The following is a schedule by years of future minimum rental payments required under the operating leases that have an initial or remaining non-cancelable lease term in excess of one year as of December 31, 2006:


         
Year Ending      
December 31   Total  
 
       
2007
  $ 294,147  
2008
    305,379  
2009
    243,221  
 
     
 
       
Total
  $ 842,747  
 
     

Total rent expense for the years ended December 31, 2006 and 2005 was $326,856 and $241,409, respectively.


9.   Related party transactions
The Company has an unsecured loan to The Eyak Corporation, a 51% member in the Company. Interest is due annually at 3.75% and there are no stated repayment terms. The balance at December 31, 2006 and 2005 is $12,981 and $14,257, respectively.
During the years ended December 31, 2006 and 2005, the Company provided assistance to a wholly-owned subsidiary of The Eyak Corporation, Eyak Environmental Sciences, LLC (EES), in the form of managerial governance and project management. In the course of this assistance, the Company paid on behalf of EES operating expenses in the amount of $268,411, which is to be fully reimbursable to the Company by The Eyak Corporation. The balance at December 31, 2006 and 2005 is $132,576 and $143,387, respectively.


 

-14-


 

Eyak Technology, LLC
Notes to Financial Statements
(Not covered by Auditors’ Report)

The Company executed a mentor-protege agreement with GTSI Corporation, a 37% member in the Company. As part of the mentor-protege relationship, the Company purchases products offered for resale directly from GTSI. During the years ended December 31, 2006 and 2005, the Company purchased $14,587,528 and $26,156,737, respectively, of products from GTSI. Sales commissions are allocated between the Company and GTSI based on 7.5% and 15%, respectively, of gross profit margin from transactions when the Company resells GTSI’s products. The adjusted gross profit margin for these transactions is then split between the Company and GTSI.
At December 31, 2006 and 2005, the Company has outstanding accounts payable to GTSI of $6,026,138 and $4,308,327, respectively, for purchases of GTSI’s products.
During the years ended December 31, 2006 and 2005, the Company recorded $36,000 and $45,800, respectively, of expenses to the Andrews Group, Inc., a Company owned by a member of the Company’s board of directors, for subcontractor services.
The Company leases office space from the Andrews Group in Anchorage, Alaska with an annual term that expires in 2010. Payments are due monthly in the amount of $1,200. During the years ended December 31, 2006 and 2005, rent expense under this lease was $14,400 and $10,800, respectively.
During 2003, the Company formed a joint venture with GTSI called EG Solutions. Business operations have not begun as of December 31, 2006.
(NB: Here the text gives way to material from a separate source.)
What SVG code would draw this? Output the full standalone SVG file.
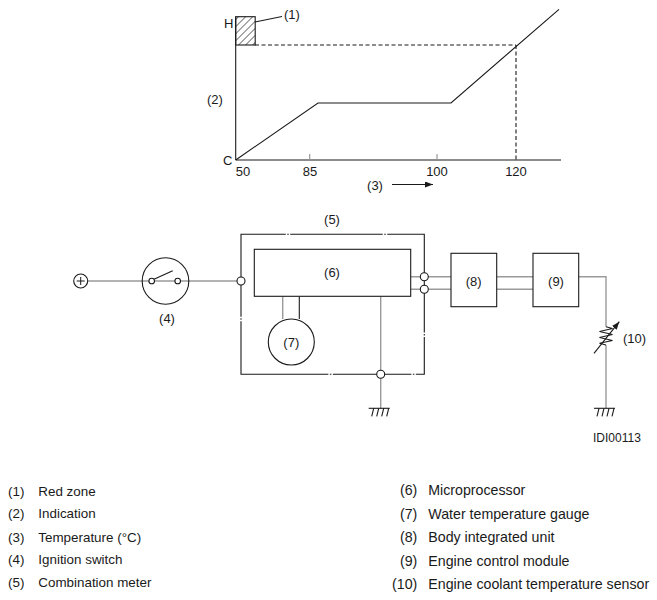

10.   Commitments and contingencies
The Company derives a substantial portion of its revenue under contracts with the Federal government. These revenues are subject to adjustment upon audit. Management does not expect such adjustments, if any, to have a material effect on the Company’s financial position or results of operations. The Company is occasionally involved in various lawsuits, claims, and administrative proceedings arising in the normal course of business.
The Company believes that any liability or its loss associated with such matters, individually or in aggregate will not have a material adverse effect on the Company’s financial condition or its results of operations.